_Task statement_: Only lines holding the string "this" are wanted; copy each one from the material.

_Dataset records_:
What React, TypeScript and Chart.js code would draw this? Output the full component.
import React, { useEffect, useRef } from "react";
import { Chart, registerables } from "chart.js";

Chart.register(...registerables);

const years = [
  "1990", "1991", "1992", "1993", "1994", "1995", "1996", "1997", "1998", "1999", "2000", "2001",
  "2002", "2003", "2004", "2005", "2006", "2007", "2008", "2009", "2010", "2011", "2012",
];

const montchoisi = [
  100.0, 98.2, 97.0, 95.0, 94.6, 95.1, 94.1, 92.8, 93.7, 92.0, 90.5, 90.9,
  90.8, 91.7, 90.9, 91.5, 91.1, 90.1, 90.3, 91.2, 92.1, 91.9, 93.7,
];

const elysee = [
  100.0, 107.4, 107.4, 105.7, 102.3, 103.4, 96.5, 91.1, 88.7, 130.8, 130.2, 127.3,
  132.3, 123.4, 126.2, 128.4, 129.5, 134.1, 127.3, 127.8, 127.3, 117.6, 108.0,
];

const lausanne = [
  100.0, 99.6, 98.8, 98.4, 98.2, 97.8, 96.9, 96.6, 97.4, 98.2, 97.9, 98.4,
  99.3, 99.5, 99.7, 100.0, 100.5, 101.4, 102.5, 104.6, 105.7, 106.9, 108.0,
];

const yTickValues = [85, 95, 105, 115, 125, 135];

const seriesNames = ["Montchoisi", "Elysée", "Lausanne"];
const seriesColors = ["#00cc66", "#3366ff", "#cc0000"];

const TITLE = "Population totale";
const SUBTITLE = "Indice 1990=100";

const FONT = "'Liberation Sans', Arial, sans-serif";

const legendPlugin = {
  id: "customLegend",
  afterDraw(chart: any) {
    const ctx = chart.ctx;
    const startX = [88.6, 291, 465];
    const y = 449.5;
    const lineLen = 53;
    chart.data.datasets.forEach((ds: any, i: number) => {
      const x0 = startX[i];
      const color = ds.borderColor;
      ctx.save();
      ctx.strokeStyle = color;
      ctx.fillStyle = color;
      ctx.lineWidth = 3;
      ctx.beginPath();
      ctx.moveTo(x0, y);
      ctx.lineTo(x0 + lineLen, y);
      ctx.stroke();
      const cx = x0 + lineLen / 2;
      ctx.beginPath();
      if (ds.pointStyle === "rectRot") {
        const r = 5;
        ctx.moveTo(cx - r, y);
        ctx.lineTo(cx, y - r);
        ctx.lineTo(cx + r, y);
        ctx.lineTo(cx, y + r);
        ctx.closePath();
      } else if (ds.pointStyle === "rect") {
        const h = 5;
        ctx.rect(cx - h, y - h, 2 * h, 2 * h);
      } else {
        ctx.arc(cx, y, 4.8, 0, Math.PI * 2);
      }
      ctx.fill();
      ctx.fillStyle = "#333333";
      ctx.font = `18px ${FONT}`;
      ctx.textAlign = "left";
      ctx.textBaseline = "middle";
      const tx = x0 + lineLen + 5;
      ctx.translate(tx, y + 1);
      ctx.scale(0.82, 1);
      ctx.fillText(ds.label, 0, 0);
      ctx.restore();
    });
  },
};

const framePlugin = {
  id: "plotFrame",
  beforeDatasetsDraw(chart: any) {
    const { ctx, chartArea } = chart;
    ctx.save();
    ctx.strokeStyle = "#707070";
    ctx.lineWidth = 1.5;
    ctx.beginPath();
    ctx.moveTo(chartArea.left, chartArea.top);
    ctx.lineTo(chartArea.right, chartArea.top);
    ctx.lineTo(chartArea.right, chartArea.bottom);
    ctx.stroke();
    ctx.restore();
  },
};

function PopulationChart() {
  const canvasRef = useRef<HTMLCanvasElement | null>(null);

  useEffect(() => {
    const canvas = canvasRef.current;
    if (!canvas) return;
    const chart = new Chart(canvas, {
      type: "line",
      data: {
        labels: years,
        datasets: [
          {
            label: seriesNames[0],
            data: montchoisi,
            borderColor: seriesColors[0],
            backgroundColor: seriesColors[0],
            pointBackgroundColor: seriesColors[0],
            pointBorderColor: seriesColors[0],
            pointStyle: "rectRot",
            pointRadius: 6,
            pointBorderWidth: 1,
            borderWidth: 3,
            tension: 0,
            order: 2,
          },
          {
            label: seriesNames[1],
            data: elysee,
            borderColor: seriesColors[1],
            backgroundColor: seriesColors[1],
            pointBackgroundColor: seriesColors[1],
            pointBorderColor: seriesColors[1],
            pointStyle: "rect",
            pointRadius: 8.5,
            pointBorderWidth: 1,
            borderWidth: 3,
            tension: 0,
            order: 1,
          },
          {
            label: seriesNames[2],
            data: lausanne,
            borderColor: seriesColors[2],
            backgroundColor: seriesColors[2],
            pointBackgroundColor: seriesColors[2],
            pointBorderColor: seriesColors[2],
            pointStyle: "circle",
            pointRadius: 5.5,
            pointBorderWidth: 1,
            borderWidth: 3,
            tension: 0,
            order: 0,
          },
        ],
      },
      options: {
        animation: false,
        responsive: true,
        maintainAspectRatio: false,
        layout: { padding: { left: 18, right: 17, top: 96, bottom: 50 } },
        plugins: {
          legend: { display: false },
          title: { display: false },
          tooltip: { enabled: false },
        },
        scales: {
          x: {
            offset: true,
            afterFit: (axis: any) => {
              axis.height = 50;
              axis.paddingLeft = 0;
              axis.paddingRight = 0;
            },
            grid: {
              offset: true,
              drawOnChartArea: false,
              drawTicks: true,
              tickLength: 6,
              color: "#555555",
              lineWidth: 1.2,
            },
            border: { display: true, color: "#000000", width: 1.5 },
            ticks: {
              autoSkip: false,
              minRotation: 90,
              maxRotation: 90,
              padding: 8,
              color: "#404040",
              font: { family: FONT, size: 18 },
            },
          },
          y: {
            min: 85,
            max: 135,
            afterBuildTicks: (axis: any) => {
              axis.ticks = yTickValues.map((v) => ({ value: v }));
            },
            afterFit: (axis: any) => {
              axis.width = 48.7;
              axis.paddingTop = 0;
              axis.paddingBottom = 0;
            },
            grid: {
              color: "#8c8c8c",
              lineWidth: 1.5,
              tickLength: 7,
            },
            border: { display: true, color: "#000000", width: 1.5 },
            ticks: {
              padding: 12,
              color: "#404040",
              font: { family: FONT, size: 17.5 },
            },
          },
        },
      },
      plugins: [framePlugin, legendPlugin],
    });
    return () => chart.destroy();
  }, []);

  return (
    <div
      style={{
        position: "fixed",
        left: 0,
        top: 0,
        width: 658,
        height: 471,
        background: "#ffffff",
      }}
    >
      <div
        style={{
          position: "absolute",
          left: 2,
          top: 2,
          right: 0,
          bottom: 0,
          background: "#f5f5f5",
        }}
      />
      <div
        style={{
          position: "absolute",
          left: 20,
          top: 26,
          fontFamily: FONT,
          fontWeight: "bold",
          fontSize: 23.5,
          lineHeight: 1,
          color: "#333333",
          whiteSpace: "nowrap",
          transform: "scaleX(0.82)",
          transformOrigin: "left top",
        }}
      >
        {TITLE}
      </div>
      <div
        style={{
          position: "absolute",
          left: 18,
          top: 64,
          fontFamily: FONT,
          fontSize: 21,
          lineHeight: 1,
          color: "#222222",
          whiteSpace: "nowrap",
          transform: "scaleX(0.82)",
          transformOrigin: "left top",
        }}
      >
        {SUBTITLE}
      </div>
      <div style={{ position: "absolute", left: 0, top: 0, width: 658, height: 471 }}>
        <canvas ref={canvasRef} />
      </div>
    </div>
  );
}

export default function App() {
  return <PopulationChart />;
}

...

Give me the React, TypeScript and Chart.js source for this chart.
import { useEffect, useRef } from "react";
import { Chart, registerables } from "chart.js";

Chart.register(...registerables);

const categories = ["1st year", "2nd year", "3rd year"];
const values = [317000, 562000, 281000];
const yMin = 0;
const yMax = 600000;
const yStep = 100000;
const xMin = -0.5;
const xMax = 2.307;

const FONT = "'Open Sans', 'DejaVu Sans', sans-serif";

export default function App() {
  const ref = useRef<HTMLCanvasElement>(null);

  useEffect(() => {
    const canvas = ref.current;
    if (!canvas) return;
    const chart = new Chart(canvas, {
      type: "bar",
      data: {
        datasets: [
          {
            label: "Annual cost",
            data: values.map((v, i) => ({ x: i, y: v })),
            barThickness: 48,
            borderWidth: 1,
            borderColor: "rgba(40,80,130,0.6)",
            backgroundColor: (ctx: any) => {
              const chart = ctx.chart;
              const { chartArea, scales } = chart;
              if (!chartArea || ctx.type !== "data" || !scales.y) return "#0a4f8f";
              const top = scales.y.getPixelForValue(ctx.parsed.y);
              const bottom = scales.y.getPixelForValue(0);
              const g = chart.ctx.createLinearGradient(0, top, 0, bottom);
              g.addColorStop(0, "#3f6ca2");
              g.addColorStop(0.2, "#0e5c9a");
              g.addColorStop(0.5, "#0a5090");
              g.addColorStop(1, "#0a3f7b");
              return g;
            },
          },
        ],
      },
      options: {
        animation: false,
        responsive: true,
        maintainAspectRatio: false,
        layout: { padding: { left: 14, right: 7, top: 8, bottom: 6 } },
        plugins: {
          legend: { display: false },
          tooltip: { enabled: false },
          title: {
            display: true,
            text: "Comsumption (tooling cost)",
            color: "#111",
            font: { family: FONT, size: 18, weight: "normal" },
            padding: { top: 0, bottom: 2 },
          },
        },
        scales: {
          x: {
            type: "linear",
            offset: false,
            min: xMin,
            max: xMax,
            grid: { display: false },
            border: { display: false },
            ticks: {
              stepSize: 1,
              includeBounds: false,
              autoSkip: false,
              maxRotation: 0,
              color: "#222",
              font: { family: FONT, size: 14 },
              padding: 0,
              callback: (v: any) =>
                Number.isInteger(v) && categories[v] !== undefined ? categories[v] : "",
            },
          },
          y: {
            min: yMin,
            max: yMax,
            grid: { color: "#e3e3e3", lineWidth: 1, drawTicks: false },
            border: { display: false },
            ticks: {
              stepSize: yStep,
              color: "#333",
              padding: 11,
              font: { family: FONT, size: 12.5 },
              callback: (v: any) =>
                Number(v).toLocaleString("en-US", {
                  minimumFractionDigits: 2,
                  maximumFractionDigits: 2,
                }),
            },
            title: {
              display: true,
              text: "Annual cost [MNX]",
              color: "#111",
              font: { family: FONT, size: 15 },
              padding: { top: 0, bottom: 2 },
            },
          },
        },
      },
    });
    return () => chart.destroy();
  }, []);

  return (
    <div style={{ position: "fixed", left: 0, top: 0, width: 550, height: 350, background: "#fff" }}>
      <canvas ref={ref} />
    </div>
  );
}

---

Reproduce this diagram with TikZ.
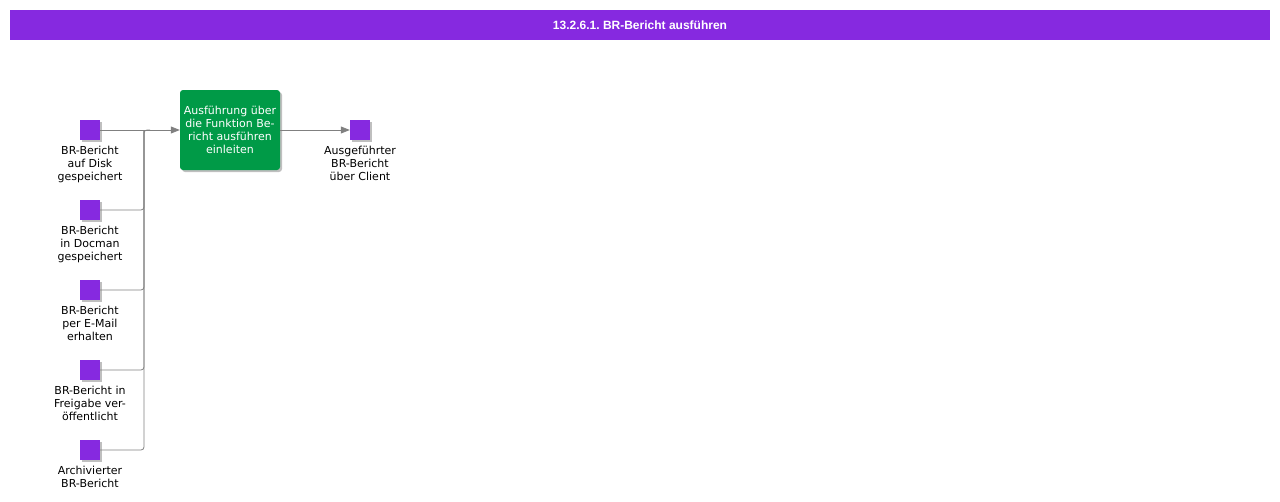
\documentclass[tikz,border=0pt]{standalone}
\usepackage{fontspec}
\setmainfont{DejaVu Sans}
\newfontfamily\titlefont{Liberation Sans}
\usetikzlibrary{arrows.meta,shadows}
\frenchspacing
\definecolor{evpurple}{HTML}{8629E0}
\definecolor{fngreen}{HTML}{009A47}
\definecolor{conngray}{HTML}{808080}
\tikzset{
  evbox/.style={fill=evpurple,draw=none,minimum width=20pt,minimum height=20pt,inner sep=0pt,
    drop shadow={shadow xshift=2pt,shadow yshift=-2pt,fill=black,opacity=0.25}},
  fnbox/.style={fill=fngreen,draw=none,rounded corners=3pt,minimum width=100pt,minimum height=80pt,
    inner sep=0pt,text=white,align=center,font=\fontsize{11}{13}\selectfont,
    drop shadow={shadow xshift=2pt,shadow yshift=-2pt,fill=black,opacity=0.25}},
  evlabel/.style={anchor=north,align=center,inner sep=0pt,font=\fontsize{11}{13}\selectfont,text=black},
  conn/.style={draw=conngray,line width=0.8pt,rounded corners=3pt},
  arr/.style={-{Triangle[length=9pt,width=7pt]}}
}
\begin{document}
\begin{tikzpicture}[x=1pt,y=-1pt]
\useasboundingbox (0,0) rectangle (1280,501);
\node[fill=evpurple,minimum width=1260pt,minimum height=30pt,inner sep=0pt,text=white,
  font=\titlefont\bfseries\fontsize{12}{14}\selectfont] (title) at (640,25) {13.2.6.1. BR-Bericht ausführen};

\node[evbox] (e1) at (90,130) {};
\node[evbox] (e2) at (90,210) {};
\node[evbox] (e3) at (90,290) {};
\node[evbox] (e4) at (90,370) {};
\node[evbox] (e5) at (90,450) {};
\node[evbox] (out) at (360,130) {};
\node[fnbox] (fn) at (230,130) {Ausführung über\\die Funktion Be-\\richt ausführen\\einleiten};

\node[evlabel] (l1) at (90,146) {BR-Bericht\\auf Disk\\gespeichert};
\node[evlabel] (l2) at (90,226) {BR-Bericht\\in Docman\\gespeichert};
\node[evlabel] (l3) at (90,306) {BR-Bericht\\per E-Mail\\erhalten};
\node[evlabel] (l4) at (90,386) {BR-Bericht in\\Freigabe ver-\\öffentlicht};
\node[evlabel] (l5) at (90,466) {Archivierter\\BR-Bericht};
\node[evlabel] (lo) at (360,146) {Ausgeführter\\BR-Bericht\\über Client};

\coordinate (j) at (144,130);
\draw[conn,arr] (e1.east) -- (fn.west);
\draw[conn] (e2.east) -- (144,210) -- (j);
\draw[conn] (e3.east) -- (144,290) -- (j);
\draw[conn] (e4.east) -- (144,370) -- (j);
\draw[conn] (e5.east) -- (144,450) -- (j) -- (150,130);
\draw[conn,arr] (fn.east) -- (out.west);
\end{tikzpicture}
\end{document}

_Expected answer_:
What React, TypeScript and Chart.js code would draw this? Output the full component.
Give me the React, TypeScript and Chart.js source for this chart.
Reproduce this diagram with TikZ.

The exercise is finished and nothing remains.